Одна деталь должна была крайне насторожить полицию: и Штейнер, и Смиренский, и Дюкоме оказались связаны с парижским «Союзом возвращения на родину».
Поначалу, однако, историей Рейсса французы не слишком обеспокоились. Но через полмесяца, когда Париж облетела весть об исчезновении Миллера, Сюрте насьональ, заподозрив, что нити обоих преступлений ведут в одно и то же место, предприняла более активные действия.
22 октября 1937 года шестеро инспекторов полиции явились в дом номер двенадцать на узенькой улочке Де Бюси, выходящей на бульвар Сен-Жермен. Здесь «Союз возвращения» арендовал семь комнат второго этажа. Инспекторы имели ордер на обыск.

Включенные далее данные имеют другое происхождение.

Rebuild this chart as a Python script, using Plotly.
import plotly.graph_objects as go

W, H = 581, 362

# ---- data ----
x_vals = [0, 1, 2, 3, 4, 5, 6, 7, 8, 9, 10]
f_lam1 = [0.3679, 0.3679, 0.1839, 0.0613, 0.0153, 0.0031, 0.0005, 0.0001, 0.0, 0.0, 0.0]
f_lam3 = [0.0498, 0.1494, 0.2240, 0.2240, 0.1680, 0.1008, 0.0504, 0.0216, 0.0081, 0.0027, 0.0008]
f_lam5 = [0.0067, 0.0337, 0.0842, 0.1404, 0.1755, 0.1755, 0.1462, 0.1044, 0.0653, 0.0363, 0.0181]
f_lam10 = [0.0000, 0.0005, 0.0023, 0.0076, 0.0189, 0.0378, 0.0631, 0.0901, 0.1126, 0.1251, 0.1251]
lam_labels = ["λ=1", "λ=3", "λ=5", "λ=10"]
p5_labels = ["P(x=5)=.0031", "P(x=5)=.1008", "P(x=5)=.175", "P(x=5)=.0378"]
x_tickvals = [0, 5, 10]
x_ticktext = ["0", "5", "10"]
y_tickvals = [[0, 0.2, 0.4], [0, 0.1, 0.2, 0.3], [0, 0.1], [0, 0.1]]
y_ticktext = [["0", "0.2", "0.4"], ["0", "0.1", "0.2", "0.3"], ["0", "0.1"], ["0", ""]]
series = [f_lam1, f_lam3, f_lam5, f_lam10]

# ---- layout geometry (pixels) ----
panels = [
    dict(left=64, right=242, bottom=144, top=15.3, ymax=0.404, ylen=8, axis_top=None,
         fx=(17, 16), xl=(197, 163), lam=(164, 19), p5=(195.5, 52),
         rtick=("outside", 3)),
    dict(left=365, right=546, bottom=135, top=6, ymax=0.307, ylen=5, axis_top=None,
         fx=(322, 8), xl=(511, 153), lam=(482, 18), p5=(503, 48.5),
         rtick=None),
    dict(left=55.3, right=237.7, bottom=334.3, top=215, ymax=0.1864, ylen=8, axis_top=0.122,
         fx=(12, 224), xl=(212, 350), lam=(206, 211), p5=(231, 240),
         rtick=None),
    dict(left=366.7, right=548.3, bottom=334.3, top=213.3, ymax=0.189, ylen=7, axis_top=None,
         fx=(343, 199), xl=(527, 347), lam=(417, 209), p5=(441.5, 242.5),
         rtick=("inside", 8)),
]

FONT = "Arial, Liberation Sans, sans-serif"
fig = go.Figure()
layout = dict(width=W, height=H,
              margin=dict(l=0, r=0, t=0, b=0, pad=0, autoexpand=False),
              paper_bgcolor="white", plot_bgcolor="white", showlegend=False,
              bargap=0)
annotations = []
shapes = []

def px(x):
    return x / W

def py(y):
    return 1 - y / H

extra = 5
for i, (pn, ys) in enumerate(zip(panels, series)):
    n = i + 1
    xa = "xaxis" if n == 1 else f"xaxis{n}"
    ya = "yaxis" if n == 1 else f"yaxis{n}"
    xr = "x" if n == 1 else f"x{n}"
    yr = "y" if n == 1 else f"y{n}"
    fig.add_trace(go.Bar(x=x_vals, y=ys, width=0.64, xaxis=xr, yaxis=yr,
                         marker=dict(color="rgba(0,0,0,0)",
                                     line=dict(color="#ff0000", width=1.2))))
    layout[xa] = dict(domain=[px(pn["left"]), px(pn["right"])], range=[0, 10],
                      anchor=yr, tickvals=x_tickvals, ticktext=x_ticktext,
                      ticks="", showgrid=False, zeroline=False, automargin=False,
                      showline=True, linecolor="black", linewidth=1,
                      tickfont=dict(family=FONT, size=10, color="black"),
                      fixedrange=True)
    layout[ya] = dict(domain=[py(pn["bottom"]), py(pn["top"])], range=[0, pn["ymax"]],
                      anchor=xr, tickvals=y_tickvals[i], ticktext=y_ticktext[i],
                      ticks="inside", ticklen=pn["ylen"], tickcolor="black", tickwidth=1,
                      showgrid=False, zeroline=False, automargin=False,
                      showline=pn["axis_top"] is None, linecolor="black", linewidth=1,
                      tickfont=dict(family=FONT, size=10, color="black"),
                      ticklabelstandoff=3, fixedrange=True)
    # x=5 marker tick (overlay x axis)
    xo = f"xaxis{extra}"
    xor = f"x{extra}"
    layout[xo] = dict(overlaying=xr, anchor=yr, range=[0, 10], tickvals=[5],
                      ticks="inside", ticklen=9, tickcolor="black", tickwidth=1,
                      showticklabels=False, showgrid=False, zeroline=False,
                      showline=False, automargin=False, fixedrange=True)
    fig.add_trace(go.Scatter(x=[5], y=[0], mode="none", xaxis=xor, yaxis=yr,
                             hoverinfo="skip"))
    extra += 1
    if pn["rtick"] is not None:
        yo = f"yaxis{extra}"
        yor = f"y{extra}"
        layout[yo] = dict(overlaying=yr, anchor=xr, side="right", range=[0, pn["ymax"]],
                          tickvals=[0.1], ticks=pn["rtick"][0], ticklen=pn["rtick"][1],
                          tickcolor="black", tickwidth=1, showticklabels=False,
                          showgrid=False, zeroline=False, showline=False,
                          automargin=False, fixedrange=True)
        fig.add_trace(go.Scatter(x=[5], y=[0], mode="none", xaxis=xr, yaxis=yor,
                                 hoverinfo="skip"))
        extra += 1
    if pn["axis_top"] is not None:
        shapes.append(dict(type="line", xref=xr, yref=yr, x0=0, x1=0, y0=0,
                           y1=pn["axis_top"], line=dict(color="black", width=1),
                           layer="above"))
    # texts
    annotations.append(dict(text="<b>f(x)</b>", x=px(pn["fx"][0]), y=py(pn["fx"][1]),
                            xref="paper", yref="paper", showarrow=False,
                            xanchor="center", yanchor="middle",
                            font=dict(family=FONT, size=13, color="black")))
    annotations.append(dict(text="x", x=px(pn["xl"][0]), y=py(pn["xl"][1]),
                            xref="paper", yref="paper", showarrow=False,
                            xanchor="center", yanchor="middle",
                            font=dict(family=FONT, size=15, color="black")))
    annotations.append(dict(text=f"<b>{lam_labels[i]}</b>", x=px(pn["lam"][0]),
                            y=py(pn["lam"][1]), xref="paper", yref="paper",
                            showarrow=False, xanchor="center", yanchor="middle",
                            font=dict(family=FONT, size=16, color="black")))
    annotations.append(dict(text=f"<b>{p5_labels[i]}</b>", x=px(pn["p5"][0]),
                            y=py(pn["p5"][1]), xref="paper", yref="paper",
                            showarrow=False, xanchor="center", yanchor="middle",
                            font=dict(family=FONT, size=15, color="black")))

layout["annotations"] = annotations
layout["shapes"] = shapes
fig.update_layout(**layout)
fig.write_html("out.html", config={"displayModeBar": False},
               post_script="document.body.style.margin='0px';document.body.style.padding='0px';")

Они опросили всех, кто здесь оказался в это время, перерыли все печатные издания в библиотеке и изъяли множество бумаг.
На следующий день газеты сообщили, что из помещения «Союза» на грузовике был вывезен архив, включавший секретную переписку виднейших «возвращенцев», и что среди бумаг взят полный список членов общества.
Благодаря этому списку в ближайшие же часы были учинены обыски на квартирах председателя «Союза» и некоторых видных деятелей общества.
Ранним утром полиция явилась на улицу Жан-Батист Потен, 65, в дом, где жили Эфроны.
И 24 октября «Последние новости» опубликовали интервью, взятое газетчиком у Марины Цветаевой.
В репортерском отчете можно было прочесть: «Дней 12 тому назад, – сообщила М. И. Цветаева, – мой муж, экстренно собравшись, покинул нашу квартиру в Ванве, сказав мне, что уезжает в Испанию. С тех пор никаких известий о нем я не имею. Его советские симпатии известны мне, конечно, так же хорошо, как и всем, кто с мужем встречался. Его близкое участие во всем, что касалось испанских дел (как известно, “Союз возвращения на родину” отправил в Испанию немалое количество русских добровольцев), мне также было известно. Занимался ли он еще какой-либо деятельностью и какой именно – не знаю.